On Wednesday 23 May, a jointly organized Lunch Seminar between the research programs Interaction Between Legal Systems and Reform of Social Legislation takes place. In this very special seminar we have the honour of receiving Prof. Jason Beckfield from Harvard University.

Jason Beckfield is Professor of Sociology at Harvard University, where his research focuses on the institutional causes and consequences of social inequality. During this special ILS – RSL Lunch Seminar, he will give a presentation titled “The Welfare State Meets European Integration: The Place of ECJ Jurisprudence in Retrenchment and Convergence”. The introduction of the single European market led to market-first policy making at the EU level, which started constraining EU welfare states from the 1990s, accelerating in the 2000s. This happened in part through rulings of the European Court of Justice and in part through a “softer” harmonization and coordination process, causing contradictions between welfare sates and market technologies to arise and grow. Through a dyadic longitudinal analysis of multiple measures of social policy, Beckfield will show that as European political integration deepened and ECJ rulings further constrained national member states, welfare states both converged and contracted.

You can find the abstract of his presentation underneath. This combined ILS – RSL Lunch Seminar will take place on Wednesday 23 May 2018, 12:00 – 13:00 hrs (KOG B0.13). Lunch is provided and there is no need to register, just join! Please look on our website for more information on ILS or RSL.

Jason Beckfield - "The Welfare State Meets European Integration: The Place of ECJ Jurisprudence in Retrenchment and Convergence"

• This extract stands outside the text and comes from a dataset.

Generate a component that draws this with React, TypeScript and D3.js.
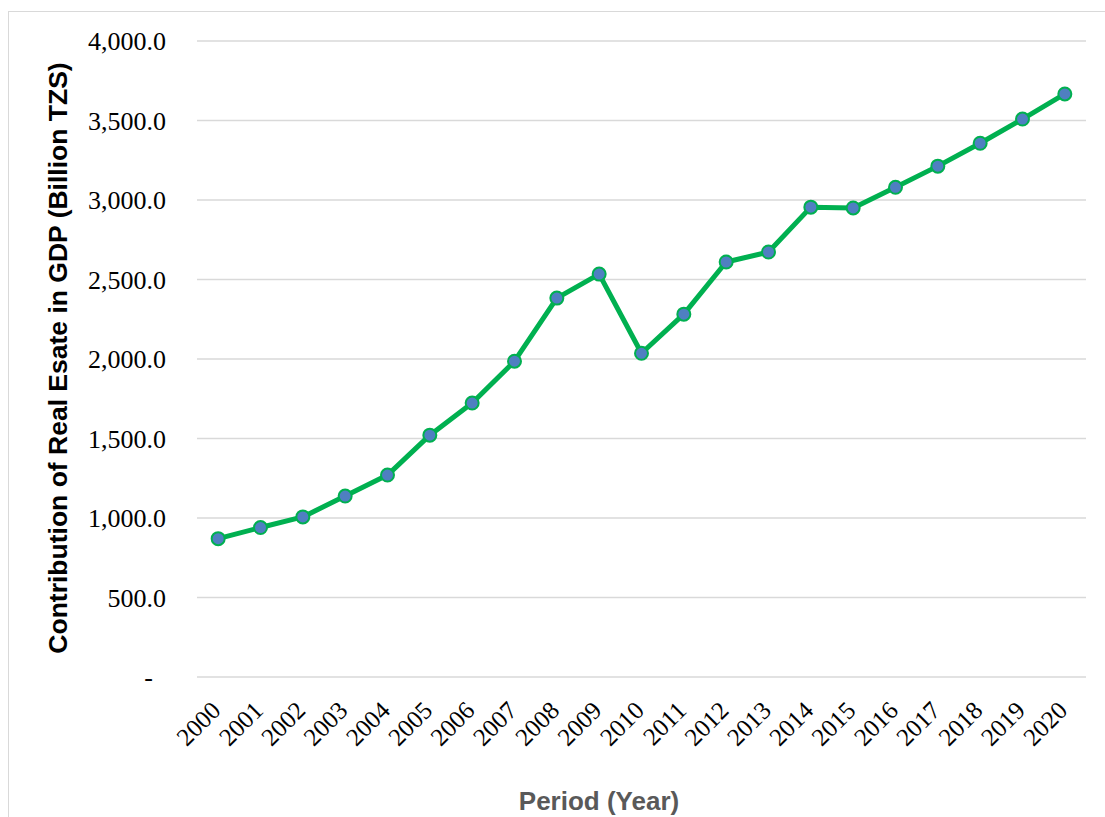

The Euro-crisis of 2009-2012 vividly demonstrated that European Union policies matter for national social policy, and thus for the distribution of resources within and between European nation-states.  Throughout the crisis, distributive conflicts between the EU’s winners and losers worsened, and are still reverberating in European politics today.  With the benefit of hindsight, we can now see that the Single European Act of 1985 had an array of intended and unintended consequences for the European welfare state.  With the Single European Act, EU policymakers revived the integration project by elevating the single market to the top priority of European law, and by constitutionalizing the neoliberal notion that markets can solve social and political problems.  As the single market project deepened, in part through the rulings of the European Court of Justice and in part through “softer” harmonization and coordination processes, contradictions between welfare states and market technologies emerged and grew.  This presentation tells the story of how market-first policymaking at the EU and national levels constrained EU welfare states, in part through ECJ jurisprudence, beginning in the 1990s and accelerating in the 2000s.  A dyadic longitudinal analysis of multiple measures of social policy show that as European political integration deepened, and as ECJ rulings further constrained national member states, welfare states both converged and contracted.